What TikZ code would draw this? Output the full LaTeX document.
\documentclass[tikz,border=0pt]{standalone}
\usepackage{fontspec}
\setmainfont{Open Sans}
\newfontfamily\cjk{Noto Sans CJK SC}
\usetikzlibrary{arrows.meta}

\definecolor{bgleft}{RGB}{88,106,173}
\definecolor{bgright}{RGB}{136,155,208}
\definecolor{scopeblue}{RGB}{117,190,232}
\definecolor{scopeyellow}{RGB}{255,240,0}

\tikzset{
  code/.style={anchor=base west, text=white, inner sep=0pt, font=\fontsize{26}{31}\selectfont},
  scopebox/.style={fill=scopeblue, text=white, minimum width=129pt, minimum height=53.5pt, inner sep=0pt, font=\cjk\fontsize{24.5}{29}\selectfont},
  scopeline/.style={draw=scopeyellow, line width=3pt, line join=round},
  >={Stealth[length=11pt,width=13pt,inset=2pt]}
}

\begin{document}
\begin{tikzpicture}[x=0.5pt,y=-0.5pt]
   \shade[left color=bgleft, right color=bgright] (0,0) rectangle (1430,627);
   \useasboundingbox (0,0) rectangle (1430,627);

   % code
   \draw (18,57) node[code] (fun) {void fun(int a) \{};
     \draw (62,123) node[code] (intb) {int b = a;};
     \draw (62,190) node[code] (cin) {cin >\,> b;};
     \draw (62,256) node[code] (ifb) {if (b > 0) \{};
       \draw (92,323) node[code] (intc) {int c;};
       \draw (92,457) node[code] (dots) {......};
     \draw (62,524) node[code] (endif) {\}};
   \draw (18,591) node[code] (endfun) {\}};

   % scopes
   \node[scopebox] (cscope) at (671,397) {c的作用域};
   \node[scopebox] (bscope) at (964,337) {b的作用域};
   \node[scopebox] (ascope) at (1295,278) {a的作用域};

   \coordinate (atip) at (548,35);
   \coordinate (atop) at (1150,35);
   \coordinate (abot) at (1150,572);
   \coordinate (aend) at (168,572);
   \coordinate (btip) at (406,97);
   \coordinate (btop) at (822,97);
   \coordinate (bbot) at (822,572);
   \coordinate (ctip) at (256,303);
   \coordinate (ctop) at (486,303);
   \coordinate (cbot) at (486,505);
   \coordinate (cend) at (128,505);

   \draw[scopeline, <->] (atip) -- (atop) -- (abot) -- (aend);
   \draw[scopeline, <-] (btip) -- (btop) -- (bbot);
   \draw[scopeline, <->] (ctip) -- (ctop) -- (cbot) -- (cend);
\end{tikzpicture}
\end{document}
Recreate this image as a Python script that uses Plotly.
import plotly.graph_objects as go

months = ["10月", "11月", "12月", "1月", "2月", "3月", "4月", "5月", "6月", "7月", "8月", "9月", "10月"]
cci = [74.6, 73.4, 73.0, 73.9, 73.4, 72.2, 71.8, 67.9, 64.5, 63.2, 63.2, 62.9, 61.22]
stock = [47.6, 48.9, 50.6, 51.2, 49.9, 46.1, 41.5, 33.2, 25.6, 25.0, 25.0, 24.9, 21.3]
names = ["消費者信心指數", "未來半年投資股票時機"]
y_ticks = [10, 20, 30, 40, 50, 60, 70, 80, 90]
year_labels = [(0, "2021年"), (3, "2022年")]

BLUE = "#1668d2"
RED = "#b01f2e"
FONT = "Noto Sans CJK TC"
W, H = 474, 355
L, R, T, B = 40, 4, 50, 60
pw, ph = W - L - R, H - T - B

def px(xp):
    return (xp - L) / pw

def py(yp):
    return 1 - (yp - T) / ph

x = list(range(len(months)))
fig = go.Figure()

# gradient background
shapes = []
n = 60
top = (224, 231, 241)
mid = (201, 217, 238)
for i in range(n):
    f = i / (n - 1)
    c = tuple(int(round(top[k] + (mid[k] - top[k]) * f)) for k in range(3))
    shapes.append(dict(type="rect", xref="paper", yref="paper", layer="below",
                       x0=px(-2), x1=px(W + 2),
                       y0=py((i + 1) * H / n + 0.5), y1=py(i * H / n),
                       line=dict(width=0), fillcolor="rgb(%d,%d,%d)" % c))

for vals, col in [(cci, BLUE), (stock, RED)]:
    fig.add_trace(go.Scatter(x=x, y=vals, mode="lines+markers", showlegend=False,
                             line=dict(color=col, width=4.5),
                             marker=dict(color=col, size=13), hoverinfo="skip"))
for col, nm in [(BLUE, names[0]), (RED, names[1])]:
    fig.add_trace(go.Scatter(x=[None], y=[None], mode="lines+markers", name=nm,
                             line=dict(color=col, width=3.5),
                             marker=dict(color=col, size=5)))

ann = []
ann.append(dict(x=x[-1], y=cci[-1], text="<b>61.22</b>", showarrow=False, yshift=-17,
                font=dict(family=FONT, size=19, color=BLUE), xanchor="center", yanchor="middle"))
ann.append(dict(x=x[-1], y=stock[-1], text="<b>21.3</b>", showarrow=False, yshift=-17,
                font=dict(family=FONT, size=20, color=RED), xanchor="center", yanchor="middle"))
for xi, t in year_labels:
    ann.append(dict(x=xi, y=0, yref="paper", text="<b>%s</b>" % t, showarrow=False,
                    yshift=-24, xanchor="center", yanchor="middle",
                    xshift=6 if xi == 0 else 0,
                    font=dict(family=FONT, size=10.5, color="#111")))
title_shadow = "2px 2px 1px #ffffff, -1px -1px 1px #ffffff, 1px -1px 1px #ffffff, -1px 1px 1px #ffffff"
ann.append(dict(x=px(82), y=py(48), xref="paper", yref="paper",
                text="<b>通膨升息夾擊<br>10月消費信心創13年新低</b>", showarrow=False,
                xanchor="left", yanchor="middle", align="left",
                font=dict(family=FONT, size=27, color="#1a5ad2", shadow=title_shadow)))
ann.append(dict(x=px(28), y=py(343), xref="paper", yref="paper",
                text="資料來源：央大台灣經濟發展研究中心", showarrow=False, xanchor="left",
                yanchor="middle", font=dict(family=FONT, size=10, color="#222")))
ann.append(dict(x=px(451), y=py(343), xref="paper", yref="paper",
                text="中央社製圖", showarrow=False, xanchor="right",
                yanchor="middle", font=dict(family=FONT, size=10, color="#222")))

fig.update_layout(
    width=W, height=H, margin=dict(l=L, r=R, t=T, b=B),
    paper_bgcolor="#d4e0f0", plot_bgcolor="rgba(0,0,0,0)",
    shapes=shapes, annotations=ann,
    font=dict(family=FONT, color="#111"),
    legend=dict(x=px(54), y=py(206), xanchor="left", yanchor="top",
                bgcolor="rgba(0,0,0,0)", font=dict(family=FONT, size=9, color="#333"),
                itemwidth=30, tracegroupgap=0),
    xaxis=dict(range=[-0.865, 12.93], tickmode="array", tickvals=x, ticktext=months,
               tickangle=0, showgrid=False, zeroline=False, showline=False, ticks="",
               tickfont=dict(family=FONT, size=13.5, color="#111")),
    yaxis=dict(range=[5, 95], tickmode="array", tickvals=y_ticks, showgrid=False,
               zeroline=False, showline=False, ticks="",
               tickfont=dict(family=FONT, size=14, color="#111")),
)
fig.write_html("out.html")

---

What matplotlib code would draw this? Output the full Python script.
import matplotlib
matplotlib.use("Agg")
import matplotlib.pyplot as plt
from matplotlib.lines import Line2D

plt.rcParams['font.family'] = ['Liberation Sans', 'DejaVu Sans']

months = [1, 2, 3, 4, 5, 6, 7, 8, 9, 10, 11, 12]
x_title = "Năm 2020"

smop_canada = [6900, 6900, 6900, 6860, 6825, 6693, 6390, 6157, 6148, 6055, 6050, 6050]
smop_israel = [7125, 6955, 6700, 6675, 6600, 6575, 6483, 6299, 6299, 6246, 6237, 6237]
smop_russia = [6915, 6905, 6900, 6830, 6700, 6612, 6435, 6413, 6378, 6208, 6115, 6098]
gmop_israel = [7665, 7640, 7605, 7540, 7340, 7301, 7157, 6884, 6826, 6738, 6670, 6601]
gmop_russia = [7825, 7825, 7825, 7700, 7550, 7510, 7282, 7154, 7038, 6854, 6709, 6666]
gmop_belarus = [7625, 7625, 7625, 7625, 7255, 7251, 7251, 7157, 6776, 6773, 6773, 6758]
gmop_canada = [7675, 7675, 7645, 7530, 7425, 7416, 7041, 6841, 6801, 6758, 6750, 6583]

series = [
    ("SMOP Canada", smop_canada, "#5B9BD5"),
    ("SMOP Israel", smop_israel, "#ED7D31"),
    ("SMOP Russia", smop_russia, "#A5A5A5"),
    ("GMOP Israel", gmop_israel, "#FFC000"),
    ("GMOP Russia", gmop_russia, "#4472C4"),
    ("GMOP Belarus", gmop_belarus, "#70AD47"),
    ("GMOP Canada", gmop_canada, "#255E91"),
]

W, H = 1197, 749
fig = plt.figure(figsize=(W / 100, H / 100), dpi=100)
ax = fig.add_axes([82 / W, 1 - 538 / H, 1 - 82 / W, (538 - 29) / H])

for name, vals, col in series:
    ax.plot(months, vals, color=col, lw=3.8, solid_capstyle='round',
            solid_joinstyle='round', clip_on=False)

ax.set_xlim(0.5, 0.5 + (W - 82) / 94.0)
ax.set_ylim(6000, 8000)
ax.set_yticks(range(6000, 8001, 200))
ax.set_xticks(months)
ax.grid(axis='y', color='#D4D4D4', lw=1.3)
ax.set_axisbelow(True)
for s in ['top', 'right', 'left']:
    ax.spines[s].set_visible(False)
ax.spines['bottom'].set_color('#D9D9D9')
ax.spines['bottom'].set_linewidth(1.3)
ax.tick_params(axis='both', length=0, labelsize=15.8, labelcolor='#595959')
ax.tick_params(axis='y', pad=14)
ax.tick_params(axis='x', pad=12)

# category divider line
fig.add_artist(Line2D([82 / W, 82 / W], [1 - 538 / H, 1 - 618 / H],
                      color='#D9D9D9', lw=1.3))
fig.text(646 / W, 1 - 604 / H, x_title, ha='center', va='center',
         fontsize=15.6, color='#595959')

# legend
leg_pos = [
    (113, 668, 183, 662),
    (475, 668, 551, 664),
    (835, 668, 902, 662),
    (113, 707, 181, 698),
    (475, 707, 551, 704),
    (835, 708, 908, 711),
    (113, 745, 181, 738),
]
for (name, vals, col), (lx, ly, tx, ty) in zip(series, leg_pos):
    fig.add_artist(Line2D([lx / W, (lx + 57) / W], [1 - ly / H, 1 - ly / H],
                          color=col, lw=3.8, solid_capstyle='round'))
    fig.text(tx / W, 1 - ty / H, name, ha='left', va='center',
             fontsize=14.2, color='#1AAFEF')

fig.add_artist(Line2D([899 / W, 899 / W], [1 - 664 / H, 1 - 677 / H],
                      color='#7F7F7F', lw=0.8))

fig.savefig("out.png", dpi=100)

---

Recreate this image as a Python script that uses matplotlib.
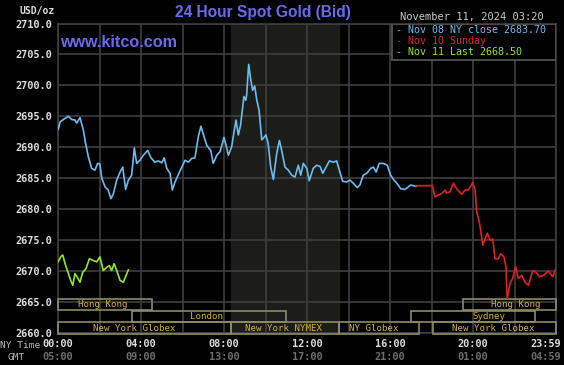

# Description of the task:
Each line from the line containing "What TikZ code" through the line containing "import plotly.graph_objects as go" is to be transcribed exactly, and no other line.

# Response:
What TikZ code would draw this? Output the full LaTeX document.
\documentclass[tikz,border=0pt]{standalone}
\usepackage{fontspec}
\setmainfont{Open Sans}
\newfontfamily\cjk{Noto Sans CJK SC}
\usetikzlibrary{arrows.meta}

\definecolor{bgleft}{RGB}{88,106,173}
\definecolor{bgright}{RGB}{136,155,208}
\definecolor{scopeblue}{RGB}{117,190,232}
\definecolor{scopeyellow}{RGB}{255,240,0}

\tikzset{
  code/.style={anchor=base west, text=white, inner sep=0pt, font=\fontsize{26}{31}\selectfont},
  scopebox/.style={fill=scopeblue, text=white, minimum width=129pt, minimum height=53.5pt, inner sep=0pt, font=\cjk\fontsize{24.5}{29}\selectfont},
  scopeline/.style={draw=scopeyellow, line width=3pt, line join=round},
  >={Stealth[length=11pt,width=13pt,inset=2pt]}
}

\begin{document}
\begin{tikzpicture}[x=0.5pt,y=-0.5pt]
   \shade[left color=bgleft, right color=bgright] (0,0) rectangle (1430,627);
   \useasboundingbox (0,0) rectangle (1430,627);

   % code
   \draw (18,57) node[code] (fun) {void fun(int a) \{};
     \draw (62,123) node[code] (intb) {int b = a;};
     \draw (62,190) node[code] (cin) {cin >\,> b;};
     \draw (62,256) node[code] (ifb) {if (b > 0) \{};
       \draw (92,323) node[code] (intc) {int c;};
       \draw (92,457) node[code] (dots) {......};
     \draw (62,524) node[code] (endif) {\}};
   \draw (18,591) node[code] (endfun) {\}};

   % scopes
   \node[scopebox] (cscope) at (671,397) {c的作用域};
   \node[scopebox] (bscope) at (964,337) {b的作用域};
   \node[scopebox] (ascope) at (1295,278) {a的作用域};

   \coordinate (atip) at (548,35);
   \coordinate (atop) at (1150,35);
   \coordinate (abot) at (1150,572);
   \coordinate (aend) at (168,572);
   \coordinate (btip) at (406,97);
   \coordinate (btop) at (822,97);
   \coordinate (bbot) at (822,572);
   \coordinate (ctip) at (256,303);
   \coordinate (ctop) at (486,303);
   \coordinate (cbot) at (486,505);
   \coordinate (cend) at (128,505);

   \draw[scopeline, <->] (atip) -- (atop) -- (abot) -- (aend);
   \draw[scopeline, <-] (btip) -- (btop) -- (bbot);
   \draw[scopeline, <->] (ctip) -- (ctop) -- (cbot) -- (cend);
\end{tikzpicture}
\end{document}
Recreate this image as a Python script that uses Plotly.
import plotly.graph_objects as go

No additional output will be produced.